> **DATA SHOWN**:

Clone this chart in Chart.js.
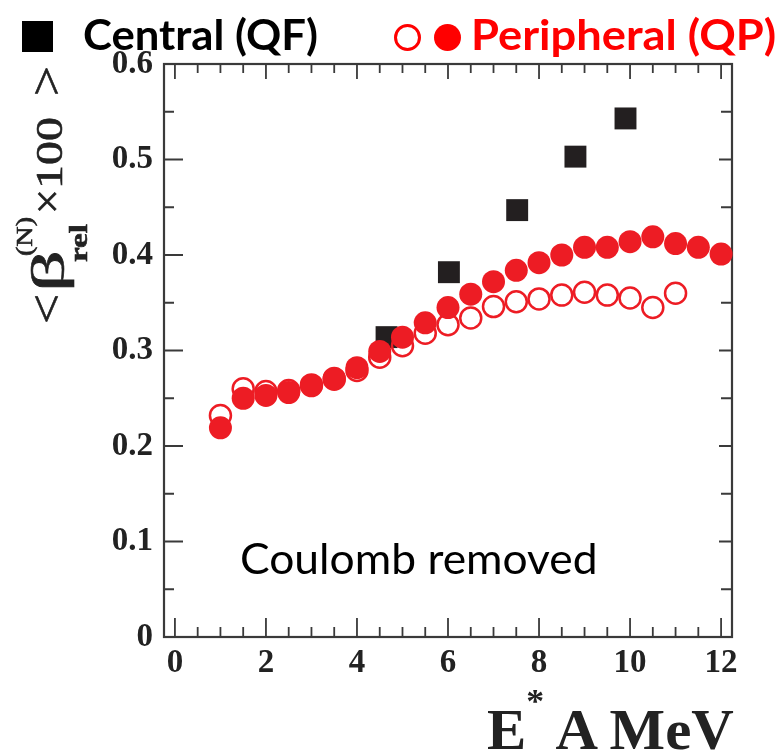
<!DOCTYPE html>
<html><head><meta charset="utf-8">
<script src="https://cdn.jsdelivr.net/npm/chart.js@4.4.0/dist/chart.umd.min.js"></script>
<style>
html,body{margin:0;padding:0;background:#fff;}
#wrap{position:relative;width:780px;height:753px;overflow:hidden;background:#fff;}
#c{position:absolute;left:0;top:0;}
.ov{position:absolute;white-space:nowrap;transform-origin:0 0;}
</style></head><body>
<div id="wrap">
<canvas id="c" width="780" height="753"></canvas>
<div class="ov" style="left:22px;top:21px;width:31px;height:31px;background:#000;"></div>
<div class="ov" id="legCentral" style="left:83px;top:13px;font:bold 42px Lato;line-height:42px;color:#000;">Central (QF)</div>
<div class="ov" style="left:394px;top:24px;width:21px;height:21px;border:3px solid #f00;border-radius:50%;"></div>
<div class="ov" style="left:434px;top:24px;width:27px;height:27px;background:#f00;border-radius:50%;"></div>
<div class="ov" id="legPeri" style="left:471px;top:13px;font:bold 42px Lato;line-height:42px;color:#f00;">Peripheral (QP)</div>
<div class="ov" id="coul" style="left:240px;top:536px;font:43px Lato;line-height:43px;color:#000;">Coulomb removed</div>
<div class="ov" id="xtitle" style="left:487px;top:702px;font:bold 56px 'Liberation Serif';line-height:56px;color:#222;">E<span style="position:relative;top:-37px;font-size:34px;">*</span> A MeV</div>
</div>
<script>
// ---- data ----
const xTickValues = [0, 2, 4, 6, 8, 10, 12];
const xTickLabels = ['0', '2', '4', '6', '8', '10', '12'];
const yTickValues = [0, 0.1, 0.2, 0.3, 0.4, 0.5, 0.6];
const yTickLabels = ['0', '0.1', '0.2', '0.3', '0.4', '0.5', '0.6'];
const xMinorTicks = [0.5, 1, 1.5, 2.5, 3, 3.5, 4.5, 5, 5.5, 6.5, 7, 7.5, 8.5, 9, 9.5, 10.5, 11, 11.5];
const yMinorTicks = [0.05, 0.15, 0.25, 0.35, 0.45, 0.55];

const centralE    = [4.65, 6.02, 7.52, 8.80, 9.90];
const centralBeta = [0.314, 0.382, 0.447, 0.503, 0.543];

const periFilledE    = [1, 1.5, 2, 2.5, 3, 3.5, 4, 4.5, 5, 5.5, 6, 6.5, 7, 7.5, 8, 8.5, 9, 9.5, 10, 10.5, 11, 11.5, 12];
const periFilledBeta = [0.219, 0.250, 0.253, 0.256, 0.263, 0.271, 0.282, 0.299, 0.314, 0.329, 0.345, 0.359, 0.372, 0.384, 0.392, 0.400, 0.408, 0.408, 0.414, 0.419, 0.412, 0.408, 0.401];

const periOpenE    = [1, 1.5, 2, 2.5, 3, 3.5, 4, 4.5, 5, 5.5, 6, 6.5, 7, 7.5, 8, 8.5, 9, 9.5, 10, 10.5, 11];
const periOpenBeta = [0.232, 0.260, 0.257, 0.258, 0.264, 0.270, 0.279, 0.293, 0.305, 0.318, 0.327, 0.334, 0.346, 0.351, 0.354, 0.358, 0.361, 0.358, 0.355, 0.345, 0.360];

const zip = (xs, ys) => xs.map((x, i) => ({x: x, y: ys[i]}));

// ---- overlays fitting ----
function fitW(id, w){ const el=document.getElementById(id); el.style.transform='scaleX('+(w/el.offsetWidth)+')'; }
fitW('legCentral', 235);
fitW('legPeri', 305);
fitW('coul', 358);
fitW('xtitle', 247);

const tickFont = {family: "'Liberation Serif'", weight: 'bold', size: 33};
const RED = '#ed1c24';

const framePlugin = {
  id: 'frame',
  beforeDatasetsDraw(chart){
    const {ctx, chartArea: a, scales: {x, y}} = chart;
    ctx.save();
    ctx.strokeStyle = '#3a3a3a';
    ctx.lineWidth = 2.2;
    ctx.strokeRect(a.left, a.top, a.right - a.left, a.bottom - a.top);
    ctx.lineWidth = 1.8;
    ctx.beginPath();
    const t = (x1, y1, x2, y2) => { ctx.moveTo(x1, y1); ctx.lineTo(x2, y2); };
    xTickValues.forEach(v => { const p = x.getPixelForValue(v); t(p, a.bottom, p, a.bottom - 19); t(p, a.top, p, a.top + 15); });
    xMinorTicks.forEach(v => { const p = x.getPixelForValue(v); t(p, a.bottom, p, a.bottom - 10); t(p, a.top, p, a.top + 9); });
    yTickValues.forEach(v => { const p = y.getPixelForValue(v); t(a.left, p, a.left + 19, p); t(a.right, p, a.right - 13, p); });
    yMinorTicks.forEach(v => { const p = y.getPixelForValue(v); t(a.left, p, a.left + 10, p); t(a.right, p, a.right - 11, p); });
    ctx.stroke();
    ctx.restore();
  }
};

// rotated y-axis title  < β(N)rel ×100 >
const yTitlePlugin = {
  id: 'ytitle',
  afterDraw(chart){
    const ctx = chart.ctx;
    const piece = (text, font, yStart, len, baseX) => {
      ctx.save();
      ctx.font = font;
      ctx.fillStyle = '#222';
      ctx.strokeStyle = '#222';
      ctx.lineWidth = 0.6;
      ctx.textAlign = 'left';
      ctx.textBaseline = 'alphabetic';
      const w = ctx.measureText(text).width;
      ctx.translate(baseX, yStart);
      ctx.rotate(-Math.PI / 2);
      ctx.scale(len / w, 1);
      ctx.fillText(text, 0, 0);
      ctx.strokeText(text, 0, 0);
      ctx.restore();
    };
    piece('<', "46px 'Liberation Serif'", 324, 30, 62);
    piece('β', "46px 'Liberation Serif'", 292, 42, 64);
    piece('(N)', "23px 'Liberation Serif'", 256, 39, 32);
    piece('rel', "bold 25px 'Liberation Serif'", 262, 38, 87);
    piece('×', "44px 'Liberation Serif'", 214, 25, 62);
    piece('100', "37px 'Liberation Serif'", 189, 72, 62);
    piece('>', "46px 'Liberation Serif'", 96, 30, 62);
  }
};

new Chart(document.getElementById('c'), {
  type: 'scatter',
  data: {
    datasets: [
      {label: 'Peripheral (QP)', data: zip(periFilledE, periFilledBeta), pointStyle: 'circle',
       pointRadius: 11.5, pointHoverRadius: 11.5, backgroundColor: RED, borderColor: RED, borderWidth: 0, order: 1},
      {label: 'Peripheral (QP) open', data: zip(periOpenE, periOpenBeta), pointStyle: 'circle',
       pointRadius: 10.5, pointHoverRadius: 10.5, backgroundColor: 'rgba(255,255,255,0)', borderColor: RED, borderWidth: 2.5, order: 2},
      {label: 'Central (QF)', data: zip(centralE, centralBeta), pointStyle: 'rect',
       pointRadius: 15.5, pointHoverRadius: 15.5, backgroundColor: '#231f20', borderColor: '#231f20', borderWidth: 0, order: 3}
    ]
  },
  options: {
    responsive: false,
    animation: false,
    events: [],
    devicePixelRatio: 1,
    clip: false,
    layout: {padding: {left: 0, right: 48, top: 64, bottom: 0}},
    plugins: {legend: {display: false}, tooltip: {enabled: false}},
    scales: {
      x: {
        type: 'linear', min: -0.24, max: 12.24,
        afterBuildTicks: s => { s.ticks = xTickValues.map(v => ({value: v})); },
        afterFit: s => { s.height = 116; },
        ticks: {callback: (v, i) => xTickLabels[i], font: tickFont, color: '#222', padding: 7, maxRotation: 0, autoSkip: false},
        grid: {display: false, drawTicks: false, tickLength: 0},
        border: {display: false}
      },
      y: {
        type: 'linear', min: 0, max: 0.6,
        afterBuildTicks: s => { s.ticks = yTickValues.map(v => ({value: v})); },
        afterFit: s => { s.width = 164; },
        ticks: {callback: (v, i) => yTickLabels[i], font: tickFont, color: '#222', padding: 11, autoSkip: false},
        grid: {display: false, drawTicks: false, tickLength: 0},
        border: {display: false}
      }
    }
  },
  plugins: [framePlugin, yTitlePlugin]
});
</script>
</body></html>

> **GOAL**: Repeat the lines above, starting at the first and stopping after the line that holds "0.412, 0.408, 0.401];", with the pictures left out.

> **RESPONSE BELOW**:
Clone this chart in Chart.js.
<!DOCTYPE html>
<html><head><meta charset="utf-8">
<script src="https://cdn.jsdelivr.net/npm/chart.js@4.4.0/dist/chart.umd.min.js"></script>
<style>
html,body{margin:0;padding:0;background:#fff;}
#wrap{position:relative;width:780px;height:753px;overflow:hidden;background:#fff;}
#c{position:absolute;left:0;top:0;}
.ov{position:absolute;white-space:nowrap;transform-origin:0 0;}
</style></head><body>
<div id="wrap">
<canvas id="c" width="780" height="753"></canvas>
<div class="ov" style="left:22px;top:21px;width:31px;height:31px;background:#000;"></div>
<div class="ov" id="legCentral" style="left:83px;top:13px;font:bold 42px Lato;line-height:42px;color:#000;">Central (QF)</div>
<div class="ov" style="left:394px;top:24px;width:21px;height:21px;border:3px solid #f00;border-radius:50%;"></div>
<div class="ov" style="left:434px;top:24px;width:27px;height:27px;background:#f00;border-radius:50%;"></div>
<div class="ov" id="legPeri" style="left:471px;top:13px;font:bold 42px Lato;line-height:42px;color:#f00;">Peripheral (QP)</div>
<div class="ov" id="coul" style="left:240px;top:536px;font:43px Lato;line-height:43px;color:#000;">Coulomb removed</div>
<div class="ov" id="xtitle" style="left:487px;top:702px;font:bold 56px 'Liberation Serif';line-height:56px;color:#222;">E<span style="position:relative;top:-37px;font-size:34px;">*</span> A MeV</div>
</div>
<script>
// ---- data ----
const xTickValues = [0, 2, 4, 6, 8, 10, 12];
const xTickLabels = ['0', '2', '4', '6', '8', '10', '12'];
const yTickValues = [0, 0.1, 0.2, 0.3, 0.4, 0.5, 0.6];
const yTickLabels = ['0', '0.1', '0.2', '0.3', '0.4', '0.5', '0.6'];
const xMinorTicks = [0.5, 1, 1.5, 2.5, 3, 3.5, 4.5, 5, 5.5, 6.5, 7, 7.5, 8.5, 9, 9.5, 10.5, 11, 11.5];
const yMinorTicks = [0.05, 0.15, 0.25, 0.35, 0.45, 0.55];

const centralE    = [4.65, 6.02, 7.52, 8.80, 9.90];
const centralBeta = [0.314, 0.382, 0.447, 0.503, 0.543];

const periFilledE    = [1, 1.5, 2, 2.5, 3, 3.5, 4, 4.5, 5, 5.5, 6, 6.5, 7, 7.5, 8, 8.5, 9, 9.5, 10, 10.5, 11, 11.5, 12];
const periFilledBeta = [0.219, 0.250, 0.253, 0.256, 0.263, 0.271, 0.282, 0.299, 0.314, 0.329, 0.345, 0.359, 0.372, 0.384, 0.392, 0.400, 0.408, 0.408, 0.414, 0.419, 0.412, 0.408, 0.401];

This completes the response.